EXERCISE GOAL
Copy, exactly and only, the lines from the one with "Output the web" up to and including the one with "const yTicks = [20, 21, 22, 23, 24, 25, 26, 27];", leaving pictures out.

---- THE DATA

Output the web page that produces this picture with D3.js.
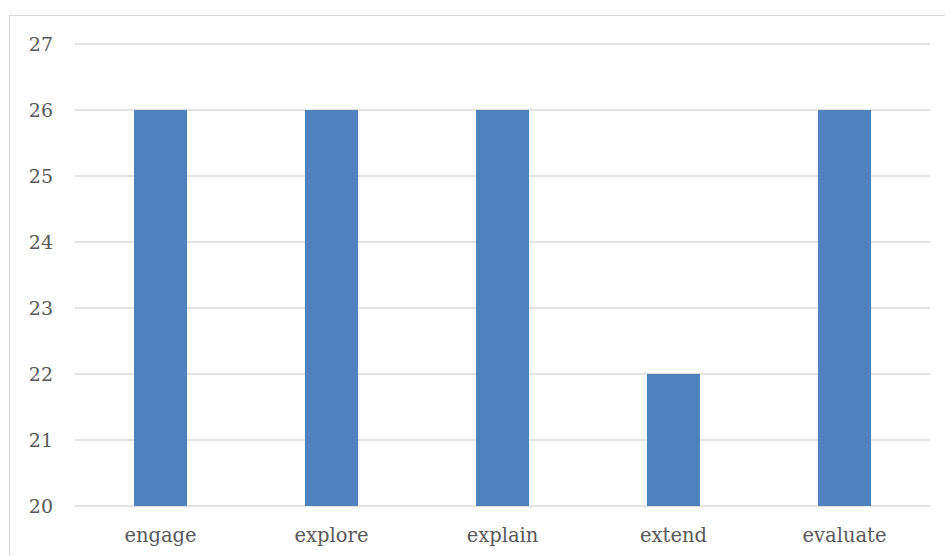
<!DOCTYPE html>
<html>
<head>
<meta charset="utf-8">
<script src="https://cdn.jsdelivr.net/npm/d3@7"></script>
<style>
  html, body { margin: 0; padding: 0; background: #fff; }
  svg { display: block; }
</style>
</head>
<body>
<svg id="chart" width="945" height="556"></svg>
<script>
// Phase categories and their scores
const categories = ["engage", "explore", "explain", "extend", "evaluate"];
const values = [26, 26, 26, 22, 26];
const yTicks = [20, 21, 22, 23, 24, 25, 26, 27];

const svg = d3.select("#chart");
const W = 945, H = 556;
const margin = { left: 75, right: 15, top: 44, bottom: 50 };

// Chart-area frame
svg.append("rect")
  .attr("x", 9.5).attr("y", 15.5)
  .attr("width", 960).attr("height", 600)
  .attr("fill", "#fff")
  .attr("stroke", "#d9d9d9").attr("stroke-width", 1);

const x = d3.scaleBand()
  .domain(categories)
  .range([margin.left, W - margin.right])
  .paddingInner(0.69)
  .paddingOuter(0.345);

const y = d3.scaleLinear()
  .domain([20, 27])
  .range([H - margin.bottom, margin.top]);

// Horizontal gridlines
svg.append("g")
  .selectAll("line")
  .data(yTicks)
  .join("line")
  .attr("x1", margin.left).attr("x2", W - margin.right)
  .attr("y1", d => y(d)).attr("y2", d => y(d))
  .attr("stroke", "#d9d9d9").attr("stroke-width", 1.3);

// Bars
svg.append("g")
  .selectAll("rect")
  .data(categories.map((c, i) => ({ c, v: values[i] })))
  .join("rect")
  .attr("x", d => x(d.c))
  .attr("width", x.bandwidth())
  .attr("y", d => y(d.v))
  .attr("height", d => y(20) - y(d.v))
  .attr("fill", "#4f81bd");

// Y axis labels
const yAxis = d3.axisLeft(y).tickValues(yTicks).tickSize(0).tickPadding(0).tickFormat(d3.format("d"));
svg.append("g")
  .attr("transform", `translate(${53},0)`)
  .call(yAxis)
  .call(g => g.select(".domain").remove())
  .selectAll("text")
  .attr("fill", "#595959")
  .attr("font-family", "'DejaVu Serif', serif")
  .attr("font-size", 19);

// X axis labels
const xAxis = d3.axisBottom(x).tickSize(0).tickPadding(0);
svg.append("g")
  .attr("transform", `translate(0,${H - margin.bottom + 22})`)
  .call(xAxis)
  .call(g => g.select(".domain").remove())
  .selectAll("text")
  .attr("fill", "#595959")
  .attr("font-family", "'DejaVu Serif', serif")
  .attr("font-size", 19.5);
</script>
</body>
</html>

--------
---- THE DATA

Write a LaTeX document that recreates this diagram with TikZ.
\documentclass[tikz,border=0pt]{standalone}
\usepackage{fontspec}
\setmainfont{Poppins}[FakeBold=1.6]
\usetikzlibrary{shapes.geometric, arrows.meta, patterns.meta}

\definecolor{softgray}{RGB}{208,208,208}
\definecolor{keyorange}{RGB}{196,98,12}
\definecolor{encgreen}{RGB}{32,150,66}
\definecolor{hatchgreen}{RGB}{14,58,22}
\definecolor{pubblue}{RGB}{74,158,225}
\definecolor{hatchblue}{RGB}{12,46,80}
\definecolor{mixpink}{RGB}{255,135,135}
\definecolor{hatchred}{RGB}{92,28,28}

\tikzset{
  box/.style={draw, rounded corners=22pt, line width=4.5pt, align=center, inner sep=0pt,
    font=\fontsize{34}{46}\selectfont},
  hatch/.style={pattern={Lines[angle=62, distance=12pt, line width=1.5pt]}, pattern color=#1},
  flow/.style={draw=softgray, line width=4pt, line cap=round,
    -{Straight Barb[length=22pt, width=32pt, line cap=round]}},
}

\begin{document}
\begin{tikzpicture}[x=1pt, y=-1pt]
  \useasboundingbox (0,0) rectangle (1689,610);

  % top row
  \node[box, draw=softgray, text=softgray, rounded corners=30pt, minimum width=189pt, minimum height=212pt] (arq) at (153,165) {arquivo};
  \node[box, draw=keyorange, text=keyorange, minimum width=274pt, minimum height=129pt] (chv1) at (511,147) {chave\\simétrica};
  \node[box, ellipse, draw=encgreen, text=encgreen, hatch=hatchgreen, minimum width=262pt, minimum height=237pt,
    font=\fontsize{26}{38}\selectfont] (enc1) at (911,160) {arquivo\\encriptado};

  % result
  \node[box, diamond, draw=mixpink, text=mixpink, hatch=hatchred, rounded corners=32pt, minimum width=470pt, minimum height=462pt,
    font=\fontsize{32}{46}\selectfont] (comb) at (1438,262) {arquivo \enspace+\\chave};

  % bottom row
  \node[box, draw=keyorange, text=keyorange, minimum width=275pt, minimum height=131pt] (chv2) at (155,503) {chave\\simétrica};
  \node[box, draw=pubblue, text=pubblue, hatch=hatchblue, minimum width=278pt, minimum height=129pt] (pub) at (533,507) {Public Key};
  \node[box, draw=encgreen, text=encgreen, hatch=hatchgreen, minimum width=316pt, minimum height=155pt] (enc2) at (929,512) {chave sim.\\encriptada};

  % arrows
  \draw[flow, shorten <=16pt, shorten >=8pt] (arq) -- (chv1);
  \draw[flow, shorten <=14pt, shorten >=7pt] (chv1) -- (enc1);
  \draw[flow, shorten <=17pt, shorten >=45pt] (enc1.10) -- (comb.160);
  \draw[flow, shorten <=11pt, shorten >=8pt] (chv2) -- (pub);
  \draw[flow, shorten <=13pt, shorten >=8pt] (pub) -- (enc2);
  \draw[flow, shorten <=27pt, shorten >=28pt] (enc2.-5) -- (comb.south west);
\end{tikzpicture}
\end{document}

--------

FINISHED ANSWER
Output the web page that produces this picture with D3.js.
<!DOCTYPE html>
<html>
<head>
<meta charset="utf-8">
<script src="https://cdn.jsdelivr.net/npm/d3@7"></script>
<style>
  html, body { margin: 0; padding: 0; background: #fff; }
  svg { display: block; }
</style>
</head>
<body>
<svg id="chart" width="945" height="556"></svg>
<script>
// Phase categories and their scores
const categories = ["engage", "explore", "explain", "extend", "evaluate"];
const values = [26, 26, 26, 22, 26];
const yTicks = [20, 21, 22, 23, 24, 25, 26, 27];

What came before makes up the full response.